Летели над ними рваные облака, трепетным призраком, обманчивым маяком их недолгого счастья мелькала в просветах луна…
– Благородство проявляете? – услышал он откуда-то издалека голос адвоката. – Какую-нибудь девчонку выгораживаете? Смотрите – дорого оно вам обойдется. – Крейзис пронзительным взглядом впился в лицо подследственного.
– Что вы меня пугаете? – угрюмо огрызнулся Артур. – Должны же, в самом деле, разобраться? Если человек не виноват…
– Разберутся! – усмехнулся Крейзис. – Упекут за милую душу годков на десять. А то и на двенадцать.
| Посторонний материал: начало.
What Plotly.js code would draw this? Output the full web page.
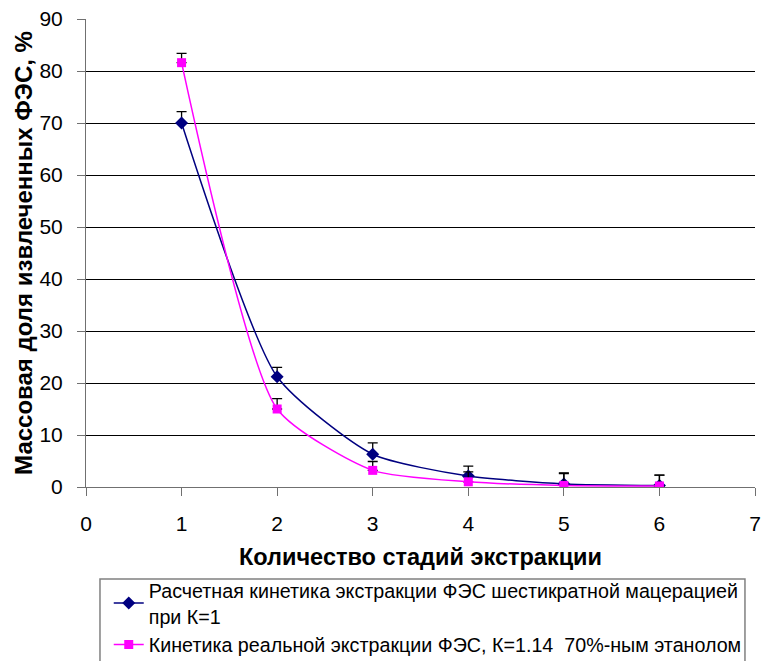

Судебная машина, молодой человек, штука громоздкая – ее запустить легко, а остановить – не подступишься. Сомнет кого хочешь! Пока я могу помочь – торопитесь, цепляйтесь… Потом сам президент вас не вызволит.
Артур невольно поежился. Может быть, и в самом деле до его сознания впервые дошла вся безнадежность положения. Несколько секунд сидел он молча, добела сцепив пальцы, потом проговорил хрипло и категорично:
– Я не могу… отвечать…
Крейзис как-то странно посмотрел на своего подзащитного, закрыл папку, поднялся из-за стола.
На улице, неподалеку от входа, его поджидал Рихард. Заметив Крейзиса, нетерпеливо бросился навстречу, без всяких предисловий спросил:
– Ну как?
– Можешь не беспокоиться, ничего лишнего. Во всяком случае, ничего из того, чего ты боишься, он не сболтнет.
– Откуда ты взял, будто я чего-то боюсь? – покраснел Лосберг.
– Брось, Рихард. Я же не только твой приятель, но еще немного и психолог. В подробности не лезу, но суть схватываю намертво. Так вот, запомни – этот… Не то что на каторгу – на костер пойдет. Молча. Так что – спи спокойно.
Рихард судорожно сглотнул слюну, отвернулся:
– Что же все-таки можно сделать? – глухо спросил он.
– Во всяком случае, до суда доводить нельзя – обратного хода не будет. Попробуем подключить Рудольфа. Не волнуйся, сделаю все, что могу. – Прищурился иронически: – А в принципе… вот таких… – он кивнул в сторону тюрьмы, – я бы не только на фонарях вешал – я бы их топил… не подпуская к берегу!
С печальным криком тянулся в небе запоздалый журавлиный клин. Марта, запрокинув голову, провожала взглядом улетающих птиц. Коляска медленно катила по той же, обсаженной вязами, дороге. Так же дремал на козлах пьяный Петерис. Только вязы теперь стояли голые, осенние, почерневшие.
– Знаешь, я тоже становлюсь приверженцем деревенской идиллии, – сказал Рихард, заботливо поправляя плед на коленях Марты. – Куда приятнее вот так, не спеша, прокатиться на лошадке.
Она чуть заметно поморщилась – быть может, его голос мешал ей слушать затихающие вдали журавлиные крики.
– А главное, для тебя эти прогулки – просто чудодейственны, – бодро продолжал Лосберг. – С каждым днем ты как будто рождаешься заново. Тебе не холодно?
– Нет, – тихо ответила она.
– Кстати, как ты думаешь: а не отправиться ли нам куда-нибудь в путешествие? Мне кажется, тебе это было бы полезно. И доктор советует. Так как?
– Да, я бы с удовольствием, – задумчиво отозвалась Марта.
– Вот и отлично! Я уже написал в Мюнхен. Ты не возражаешь? Мне кажется, этот город тебе понравится – в нем есть что-то общее с Ригой.
– Можно и туда, – вяло согласилась она. Низко, почти к коленям, опустила голову, через силу выдавила из себя: – Но ты должен выполнить одну мою просьбу, последнюю.
Он весь напрягся в ожидании.
– Ты должен помочь Артуру. Иначе я не смогу уехать.
Рихард проглотил комок, отвернулся.
– Меня незачем просить, – сухо отрезал он. – Я и так делаю все, что в моих силах.